From a contemporary lived perspective, how do we Americans experience dance so to enter into the mind-space of such intense dance devotion that this exhibition celebrates? Certainly Lin-Manuel Miranda celebrated the dance culture in his neighborhood in the Washington Heights neighborhood of New York City in “In the Heights”. Before Miranda, we have the iconic “West Side Story” dance sequences that are a prominent feature of the play and the movie, both represent the continuing dance cultures of immigrants. We have the powerful dance ceremonies of Native Americans bravely keeping alive their traditions against all odds. After World War II and the expansion of Americans into suburban tracts, I feel we lost our ethnic roots. Before suburban expansion, people lived closely together in city neighborhoods and could easily gather to dance, celebrating the important feasts and festivals of the homeland. Once in the suburbs, it was game over, the automobile and the mall ruled. Sadly.

Dancing Villagers a791

Of course anyone who saw Slumdog Millionaire may recall the exuberant dance sequence at the end of the movie! And the Cincinnati Art Museum has included contemporary art works in its red celebration section. There are contemporary works that have been sought out and commissioned as well as a very lively wall of Bollywood movie posters. 

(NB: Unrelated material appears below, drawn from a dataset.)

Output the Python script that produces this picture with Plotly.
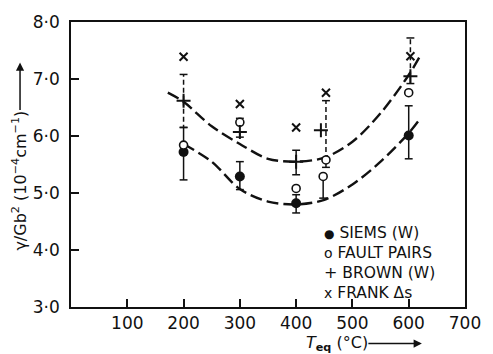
import plotly.graph_objects as go

# ---------------- data ----------------
x_tickvals = [100, 200, 300, 400, 500, 600, 700]
x_ticktext = ["100", "200", "300", "400", "500", "600", "700"]
y_tickvals = [3, 4, 5, 6, 7, 8]
y_ticktext = ["3·0", "4·0", "5·0", "6·0", "7·0", "8·0"]

siems_t = [200, 300, 400, 600]
siems_g = [5.72, 5.29, 4.82, 6.01]
siems_hi = [6.15, 5.55, 4.97, 6.53]
siems_lo = [5.23, 5.06, 4.65, 5.60]

fault_t = [200, 300, 400, 448, 453, 600]
fault_g = [5.84, 6.24, 5.08, 5.29, 5.58, 6.76]
fault_hi = [None, 6.31, None, None, 6.62, None]
fault_lo = [None, None, None, 4.91, 5.45, None]

brown_t = [200, 300, 400, 444, 603]
brown_g = [6.62, 6.07, 5.55, 6.10, 7.05]
brown_hi = [7.08, None, 5.75, None, 7.72]
brown_lo = [6.15, 5.98, 5.32, None, 6.92]

frank_t = [200, 300, 400, 453, 603]
frank_g = [7.39, 6.56, 6.15, 6.76, 7.40]

upper_t = [172, 200, 250, 300, 350, 400, 450, 500, 550, 600, 620]
upper_g = [6.76, 6.60, 6.17, 5.86, 5.60, 5.55, 5.62, 5.90, 6.40, 7.07, 7.40]

lower_t = [200, 250, 300, 350, 400, 450, 500, 550, 600, 620]
lower_g = [5.86, 5.55, 5.07, 4.85, 4.80, 4.88, 5.15, 5.55, 6.05, 6.30]

legend_labels = ["SIEMS (W)", "FAULT PAIRS", "BROWN (W)", "FRANK Δs"]
legend_glyphs = ["●", "o", "+", "x"]

# dashed error bars (series, temperature, side)
DASHED = {("brown", 200, "hi"), ("brown", 200, "lo"), ("brown", 603, "hi"),
          ("fault", 453, "hi")}

FONT = "DejaVu Sans"
INK = "#111111"
CAP = 7  # half cap width in degC


def error_segments(name, t, g, lo, hi):
    sx, sy, dx, dy = [], [], [], []
    for ti, gi, l, h in zip(t, g, lo, hi):
        for side, end in (("lo", l), ("hi", h)):
            if end is None:
                continue
            if (name, ti, side) in DASHED:
                dx += [ti, ti, None]
                dy += [gi, end, None]
            else:
                sx += [ti, ti, None]
                sy += [gi, end, None]
            sx += [ti - CAP, ti + CAP, None]
            sy += [end, end, None]
    return sx, sy, dx, dy


fig = go.Figure()

# fitted curves
for ct, cg in ((upper_t, upper_g), (lower_t, lower_g)):
    fig.add_trace(go.Scatter(x=ct, y=cg, mode="lines",
                             line=dict(color=INK, width=2.4, dash="12px,5px",
                                       shape="spline", smoothing=0.9),
                             showlegend=False, hoverinfo="skip"))

# error bars
for name, t, g, lo, hi in (("siems", siems_t, siems_g, siems_lo, siems_hi),
                           ("fault", fault_t, fault_g, fault_lo, fault_hi),
                           ("brown", brown_t, brown_g, brown_lo, brown_hi)):
    sx, sy, dx, dy = error_segments(name, t, g, lo, hi)
    if sx:
        fig.add_trace(go.Scatter(x=sx, y=sy, mode="lines",
                                 line=dict(color=INK, width=1.5),
                                 showlegend=False, hoverinfo="skip"))
    if dx:
        fig.add_trace(go.Scatter(x=dx, y=dy, mode="lines",
                                 line=dict(color=INK, width=1.5, dash="5px,3px"),
                                 showlegend=False, hoverinfo="skip"))

# markers
fig.add_trace(go.Scatter(x=siems_t, y=siems_g, mode="markers", name="SIEMS (W)",
                         marker=dict(symbol="circle", size=10, color=INK),
                         showlegend=False))
fig.add_trace(go.Scatter(x=fault_t, y=fault_g, mode="markers", name="FAULT PAIRS",
                         marker=dict(symbol="circle", size=8, color="white",
                                     line=dict(color=INK, width=1.6)),
                         showlegend=False))
fig.add_trace(go.Scatter(x=brown_t, y=brown_g, mode="markers", name="BROWN (W)",
                         marker=dict(symbol="cross-thin", size=10,
                                     line=dict(color=INK, width=2)),
                         showlegend=False))
fig.add_trace(go.Scatter(x=frank_t, y=frank_g, mode="markers", name="FRANK Δs",
                         marker=dict(symbol="x-thin", size=8,
                                     line=dict(color=INK, width=2)),
                         showlegend=False))

# pixel -> paper helpers for text placement
PL, PR, PT, PB = 71, 473, 19, 307


def xp(px):
    return (px - PL) / (PR - PL)


def yp(py):
    return (PB - py) / (PB - PT)


glyph_sizes = [12, 14, 16, 14]
legend_text = "<br>".join(
    f'<span style="font-size:{gs}px">{gl}</span> {lab}'
    for gl, lab, gs in zip(legend_glyphs, legend_labels, glyph_sizes))

ann = [
    # legend block
    dict(xref="paper", yref="paper", x=xp(328), y=yp(222), text=legend_text,
         showarrow=False, xanchor="left", yanchor="top", align="left",
         borderpad=0, font=dict(family=FONT, size=15.5, color=INK)),
    # x-axis title, with its arrow drawn from the text
    dict(xref="paper", yref="paper", x=xp(429), y=yp(344),
         text="<i>T</i><sub><b>eq</b></sub> (°C)", showarrow=True,
         ax=-85, ay=0, arrowhead=2, arrowsize=1.1, arrowwidth=1.5,
         arrowcolor=INK, standoff=0, borderpad=0,
         font=dict(family=FONT, size=16, color=INK)),
    # y-axis title, with its arrow drawn from the text
    dict(xref="paper", yref="paper", x=xp(19), y=yp(60),
         text="γ/Gb<sup>2</sup> (10<sup>−4</sup>cm<sup>−1</sup>)",
         showarrow=True, ax=0, ay=118, textangle=-90, arrowhead=2,
         arrowsize=1.1, arrowwidth=1.5, arrowcolor=INK, borderpad=0,
         font=dict(family=FONT, size=16, color=INK)),
]

fig.update_layout(
    width=493, height=354,
    margin=dict(l=PL, r=493 - PR, t=PT, b=354 - PB),
    paper_bgcolor="white", plot_bgcolor="white",
    font=dict(family=FONT, size=16, color=INK),
    annotations=ann,
    showlegend=False,
)
fig.update_xaxes(range=[0, 700], tickvals=x_tickvals, ticktext=x_ticktext,
                 ticks="inside", ticklen=8, tickwidth=1.5, tickcolor=INK,
                 showline=True, linewidth=1.5, linecolor=INK, mirror=True,
                 showgrid=False, zeroline=False, ticklabelstandoff=0,
                 tickfont=dict(family=FONT, size=17, color=INK))
fig.update_yaxes(range=[3, 8], tickvals=y_tickvals, ticktext=y_ticktext,
                 ticks="inside", ticklen=8, tickwidth=1.5, tickcolor=INK,
                 showline=True, linewidth=1.5, linecolor=INK, mirror=True,
                 showgrid=False, zeroline=False, ticklabelstandoff=6,
                 tickfont=dict(family=FONT, size=17, color=INK))

fig.write_html("out.html")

To close, Beyond Bollywood: 2000 Years of Dance in Art taps numerous emotional states – from reflection, as in the devotional, destruction/creation and glorification sections to the celebration section and contemporary expressions of dance by living artists. The wall text are superb and offer up explanations of various spiritual and cultural practices with which many of us are not familiar. You should leave this exhibit both exhilarated and informed.                                        

The exhibition is accompanied by an interdisciplinary, multi-author publication available soon from the museum shop in person and online. The book tells the story of dance in the arts through more than 250 lavish color illustrations and essays from scholars of art, dance and cinema.